►

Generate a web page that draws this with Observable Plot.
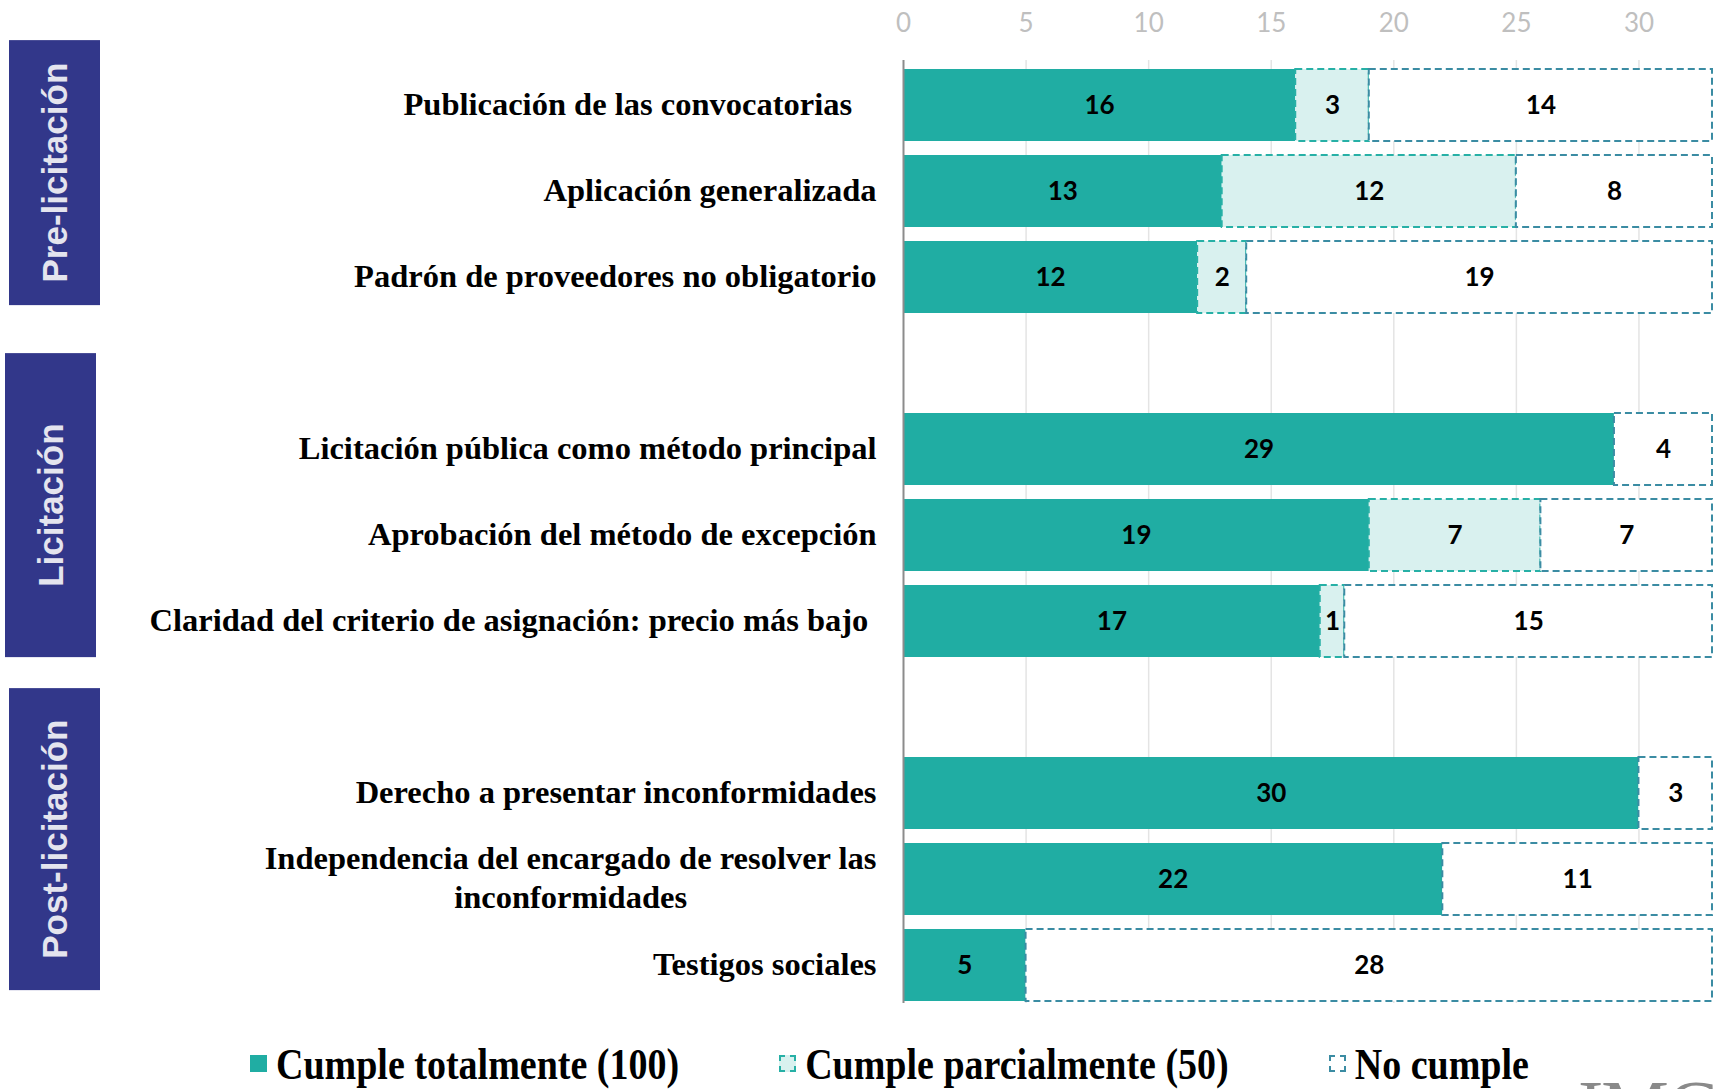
<!DOCTYPE html>
<html>
<head>
<meta charset="utf-8">
<script src="https://cdn.jsdelivr.net/npm/d3@7"></script>
<script src="https://cdn.jsdelivr.net/npm/@observablehq/plot@0.6"></script>
<style>
  html, body { margin: 0; padding: 0; background: #fff; overflow: hidden; }
  #wrap { position: relative; width: 1714px; height: 1089px; overflow: hidden; }
  #chart svg { display: block; }
  g[aria-label="y-axis tick label"] text { font-family: "Liberation Serif", serif; font-weight: bold; font-size: 32.5px; fill: #000; }
  g[aria-label="x-axis tick label"] text { font-family: Lato, "Open Sans", sans-serif; font-size: 26px; fill: #bfbfbf; }
  #legend { position: absolute; left: 0; top: 1028px; width: 1714px; height: 59px; display: flex; align-items: center; padding-top: 12px; box-sizing: border-box; padding-left: 250px; gap: 100px; }
  .item { display: flex; align-items: center; gap: 9px; }
  .sw { width: 17px; height: 17px; box-sizing: border-box; }
  .lt { font-family: "Liberation Serif", serif; font-weight: bold; font-size: 38px; line-height: 1; color: #000; display: inline-block; transform: scaleY(1.18); white-space: nowrap; }
  #logo { position: absolute; left: 1578px; top: 1064px; font-family: "Liberation Serif", serif; font-size: 76px; color: #8a8a8a; letter-spacing: -2px; }
</style>
</head>
<body>
<div id="wrap">
  <div id="chart"></div>
  <div id="legend"></div>
  <div id="logo">IMC</div>
</div>
<script>
// ---------- data ----------
const categories = [
  "Publicación de las convocatorias\u00a0\u00a0\u00a0",
  "Aplicación generalizada",
  "Padrón de proveedores no obligatorio",
  "Licitación pública como método principal",
  "Aprobación del método de excepción",
  "Claridad del criterio de asignación: precio más bajo\u00a0",
  "Derecho a presentar inconformidades",
  "Independencia del encargado de resolver las\ninconformidades",
  "Testigos sociales"
];
const cumpleTotal   = [16, 13, 12, 29, 19, 17, 30, 22, 5];
const cumpleParcial = [3, 12, 2, 0, 7, 1, 0, 0, 0];
const noCumple      = [14, 8, 19, 4, 7, 15, 3, 11, 28];
const statuses = ["Cumple totalmente (100)", "Cumple parcialmente (50)", "No cumple"];
const groups = ["Pre-licitación", "Licitación", "Post-licitación"];
const rowGroup = [0, 0, 0, 1, 1, 1, 2, 2, 2];
const xTicks = [0, 5, 10, 15, 20, 25, 30];

// ---------- styles ----------
const fillColors   = {"Cumple totalmente (100)": "#20ada3", "Cumple parcialmente (50)": "#d9f1ef", "No cumple": "#ffffff"};
const strokeColors = {"Cumple totalmente (100)": "none", "Cumple parcialmente (50)": "#27b0a6", "No cumple": "#3b8ca3"};
const boxStyle = {fill: "#32378a", text: "#e4e4ee", width: 91};
const boxLayout = [ {x: 9, top: -65, bottom: 28}, {x: 5, top: -96, bottom: 36}, {x: 9, top: -105, bottom: 25} ];

// slot keys, with blank slots between groups
const slots = [];
const keyOf = [];
categories.forEach((c, i) => {
  if (i > 0 && rowGroup[i] !== rowGroup[i - 1]) slots.push("gap" + rowGroup[i]);
  const k = "row" + i;
  keyOf.push(k);
  slots.push(k);
});
const labelOf = Object.fromEntries(keyOf.map((k, i) => [k, categories[i]]));

const rows = [];
categories.forEach((c, i) => {
  [cumpleTotal[i], cumpleParcial[i], noCumple[i]].forEach((v, j) => {
    if (v > 0) rows.push({key: keyOf[i], status: statuses[j], value: v});
  });
});

// group boxes as a render-function mark using the y scale
function groupBoxes(index, scales, values, dimensions) {
  const y = scales.y;
  const step = y(slots[1]) - y(slots[0]);
  const bw = step * (1 - 0.16);
  const g = d3.create("svg:g").attr("aria-label", "group boxes");
  groups.forEach((name, gi) => {
    const members = keyOf.filter((k, i) => rowGroup[i] === gi);
    const c0 = y(members[0]) + bw / 2;
    const c1 = y(members[members.length - 1]) + bw / 2;
    const L = boxLayout[gi];
    const top = c0 + L.top, bottom = c1 + L.bottom;
    g.append("rect").attr("x", L.x).attr("y", top).attr("width", boxStyle.width).attr("height", bottom - top)
      .attr("fill", boxStyle.fill);
    const cx = L.x + boxStyle.width / 2, cy = (top + bottom) / 2;
    g.append("text").attr("transform", `translate(${cx},${cy}) rotate(-90)`)
      .attr("text-anchor", "middle").attr("dominant-baseline", "central")
      .attr("font-family", "'Liberation Sans', Arial, sans-serif").attr("font-weight", "bold")
      .attr("font-size", 35).attr("fill", boxStyle.text).text(name);
  });
  return g.node();
}

const chart = Plot.plot({
  width: 1714,
  height: 1030,
  marginLeft: 903,
  marginRight: 2,
  marginTop: 60,
  marginBottom: 19,
  style: {background: "transparent", overflow: "visible"},
  x: {domain: [0, 33], axis: null},
  y: {domain: slots, paddingInner: 0.16, paddingOuter: 0.08, axis: null},
  color: {type: "identity"},
  marks: [
    Plot.gridX({ticks: xTicks.slice(1), stroke: "#e4e4e4", strokeOpacity: 1, strokeWidth: 1.5, insetBottom: 8}),
    Plot.axisX({anchor: "top", ticks: xTicks, tickSize: 0, tickPadding: 29, color: "#bfbfbf", label: null}),
    Plot.axisY({tickSize: 0, tickPadding: 27, dy: -3, tickFormat: k => k.startsWith("gap") ? "" : labelOf[k], lineHeight: 1.2, label: null}),
    Plot.barX(rows, Plot.stackX({
      x: "value", y: "key",
      fill: d => fillColors[d.status],
      stroke: d => strokeColors[d.status],
      strokeWidth: 2, strokeDasharray: "7,4"
    })),
    Plot.ruleX([0], {stroke: "#8c8c8c", strokeWidth: 2, insetBottom: 8}),
    Plot.text(rows, Plot.stackX({
      x: "value", y: "key", text: d => String(d.value),
      fill: "#000", fontWeight: "bold", fontSize: 26, fontFamily: "Lato, 'Open Sans', sans-serif"
    })),
    groupBoxes
  ]
});
document.getElementById("chart").appendChild(chart);

// center the two-line label like the original
chart.querySelectorAll('g[aria-label="y-axis tick label"] text').forEach(t => {
  if (t.querySelectorAll("tspan").length > 1) {
    const w = t.getBBox().width;
    t.setAttribute("text-anchor", "middle");
    t.setAttribute("transform", (t.getAttribute("transform") || "") + ` translate(${-w / 2},0)`);
  }
});

// legend
const legend = document.getElementById("legend");
statuses.forEach(s => {
  const item = document.createElement("div");
  item.className = "item";
  const sw = document.createElement("div");
  sw.className = "sw";
  sw.style.background = fillColors[s];
  if (strokeColors[s] !== "none") sw.style.border = `2px dashed ${strokeColors[s]}`;
  const lt = document.createElement("span");
  lt.className = "lt";
  lt.textContent = s;
  item.appendChild(sw);
  item.appendChild(lt);
  legend.appendChild(item);
});
</script>
</body>
</html>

◄

**Aim of the task**. Copy all the lines of data exactly as they appear, dropping any images.

**Task response**.
Generate a web page that draws this with Observable Plot.
<!DOCTYPE html>
<html>
<head>
<meta charset="utf-8">
<script src="https://cdn.jsdelivr.net/npm/d3@7"></script>
<script src="https://cdn.jsdelivr.net/npm/@observablehq/plot@0.6"></script>
<style>
  html, body { margin: 0; padding: 0; background: #fff; overflow: hidden; }
  #wrap { position: relative; width: 1714px; height: 1089px; overflow: hidden; }
  #chart svg { display: block; }
  g[aria-label="y-axis tick label"] text { font-family: "Liberation Serif", serif; font-weight: bold; font-size: 32.5px; fill: #000; }
  g[aria-label="x-axis tick label"] text { font-family: Lato, "Open Sans", sans-serif; font-size: 26px; fill: #bfbfbf; }
  #legend { position: absolute; left: 0; top: 1028px; width: 1714px; height: 59px; display: flex; align-items: center; padding-top: 12px; box-sizing: border-box; padding-left: 250px; gap: 100px; }
  .item { display: flex; align-items: center; gap: 9px; }
  .sw { width: 17px; height: 17px; box-sizing: border-box; }
  .lt { font-family: "Liberation Serif", serif; font-weight: bold; font-size: 38px; line-height: 1; color: #000; display: inline-block; transform: scaleY(1.18); white-space: nowrap; }
  #logo { position: absolute; left: 1578px; top: 1064px; font-family: "Liberation Serif", serif; font-size: 76px; color: #8a8a8a; letter-spacing: -2px; }
</style>
</head>
<body>
<div id="wrap">
  <div id="chart"></div>
  <div id="legend"></div>
  <div id="logo">IMC</div>
</div>
<script>
// ---------- data ----------
const categories = [
  "Publicación de las convocatorias\u00a0\u00a0\u00a0",
  "Aplicación generalizada",
  "Padrón de proveedores no obligatorio",
  "Licitación pública como método principal",
  "Aprobación del método de excepción",
  "Claridad del criterio de asignación: precio más bajo\u00a0",
  "Derecho a presentar inconformidades",
  "Independencia del encargado de resolver las\ninconformidades",
  "Testigos sociales"
];
const cumpleTotal   = [16, 13, 12, 29, 19, 17, 30, 22, 5];
const cumpleParcial = [3, 12, 2, 0, 7, 1, 0, 0, 0];
const noCumple      = [14, 8, 19, 4, 7, 15, 3, 11, 28];
const statuses = ["Cumple totalmente (100)", "Cumple parcialmente (50)", "No cumple"];
const groups = ["Pre-licitación", "Licitación", "Post-licitación"];
const rowGroup = [0, 0, 0, 1, 1, 1, 2, 2, 2];
const xTicks = [0, 5, 10, 15, 20, 25, 30];

// ---------- styles ----------
const fillColors   = {"Cumple totalmente (100)": "#20ada3", "Cumple parcialmente (50)": "#d9f1ef", "No cumple": "#ffffff"};
const strokeColors = {"Cumple totalmente (100)": "none", "Cumple parcialmente (50)": "#27b0a6", "No cumple": "#3b8ca3"};
const boxStyle = {fill: "#32378a", text: "#e4e4ee", width: 91};
const boxLayout = [ {x: 9, top: -65, bottom: 28}, {x: 5, top: -96, bottom: 36}, {x: 9, top: -105, bottom: 25} ];

// slot keys, with blank slots between groups
const slots = [];
const keyOf = [];
categories.forEach((c, i) => {
  if (i > 0 && rowGroup[i] !== rowGroup[i - 1]) slots.push("gap" + rowGroup[i]);
  const k = "row" + i;
  keyOf.push(k);
  slots.push(k);
});
const labelOf = Object.fromEntries(keyOf.map((k, i) => [k, categories[i]]));

const rows = [];
categories.forEach((c, i) => {
  [cumpleTotal[i], cumpleParcial[i], noCumple[i]].forEach((v, j) => {
    if (v > 0) rows.push({key: keyOf[i], status: statuses[j], value: v});
  });
});

// group boxes as a render-function mark using the y scale
function groupBoxes(index, scales, values, dimensions) {
  const y = scales.y;
  const step = y(slots[1]) - y(slots[0]);
  const bw = step * (1 - 0.16);
  const g = d3.create("svg:g").attr("aria-label", "group boxes");
  groups.forEach((name, gi) => {
    const members = keyOf.filter((k, i) => rowGroup[i] === gi);
    const c0 = y(members[0]) + bw / 2;
    const c1 = y(members[members.length - 1]) + bw / 2;
    const L = boxLayout[gi];
    const top = c0 + L.top, bottom = c1 + L.bottom;
    g.append("rect").attr("x", L.x).attr("y", top).attr("width", boxStyle.width).attr("height", bottom - top)
      .attr("fill", boxStyle.fill);
    const cx = L.x + boxStyle.width / 2, cy = (top + bottom) / 2;
    g.append("text").attr("transform", `translate(${cx},${cy}) rotate(-90)`)
      .attr("text-anchor", "middle").attr("dominant-baseline", "central")
      .attr("font-family", "'Liberation Sans', Arial, sans-serif").attr("font-weight", "bold")
      .attr("font-size", 35).attr("fill", boxStyle.text).text(name);
  });
  return g.node();
}

const chart = Plot.plot({
  width: 1714,
  height: 1030,
  marginLeft: 903,
  marginRight: 2,
  marginTop: 60,
  marginBottom: 19,
  style: {background: "transparent", overflow: "visible"},
  x: {domain: [0, 33], axis: null},
  y: {domain: slots, paddingInner: 0.16, paddingOuter: 0.08, axis: null},
  color: {type: "identity"},
  marks: [
    Plot.gridX({ticks: xTicks.slice(1), stroke: "#e4e4e4", strokeOpacity: 1, strokeWidth: 1.5, insetBottom: 8}),
    Plot.axisX({anchor: "top", ticks: xTicks, tickSize: 0, tickPadding: 29, color: "#bfbfbf", label: null}),
    Plot.axisY({tickSize: 0, tickPadding: 27, dy: -3, tickFormat: k => k.startsWith("gap") ? "" : labelOf[k], lineHeight: 1.2, label: null}),
    Plot.barX(rows, Plot.stackX({
      x: "value", y: "key",
      fill: d => fillColors[d.status],
      stroke: d => strokeColors[d.status],
      strokeWidth: 2, strokeDasharray: "7,4"
    })),
    Plot.ruleX([0], {stroke: "#8c8c8c", strokeWidth: 2, insetBottom: 8}),
    Plot.text(rows, Plot.stackX({
      x: "value", y: "key", text: d => String(d.value),
      fill: "#000", fontWeight: "bold", fontSize: 26, fontFamily: "Lato, 'Open Sans', sans-serif"
    })),
    groupBoxes
  ]
});
document.getElementById("chart").appendChild(chart);

// center the two-line label like the original
chart.querySelectorAll('g[aria-label="y-axis tick label"] text').forEach(t => {
  if (t.querySelectorAll("tspan").length > 1) {
    const w = t.getBBox().width;
    t.setAttribute("text-anchor", "middle");
    t.setAttribute("transform", (t.getAttribute("transform") || "") + ` translate(${-w / 2},0)`);
  }
});

// legend
const legend = document.getElementById("legend");
statuses.forEach(s => {
  const item = document.createElement("div");
  item.className = "item";
  const sw = document.createElement("div");
  sw.className = "sw";
  sw.style.background = fillColors[s];
  if (strokeColors[s] !== "none") sw.style.border = `2px dashed ${strokeColors[s]}`;
  const lt = document.createElement("span");
  lt.className = "lt";
  lt.textContent = s;
  item.appendChild(sw);
  item.appendChild(lt);
  legend.appendChild(item);
});
</script>
</body>
</html>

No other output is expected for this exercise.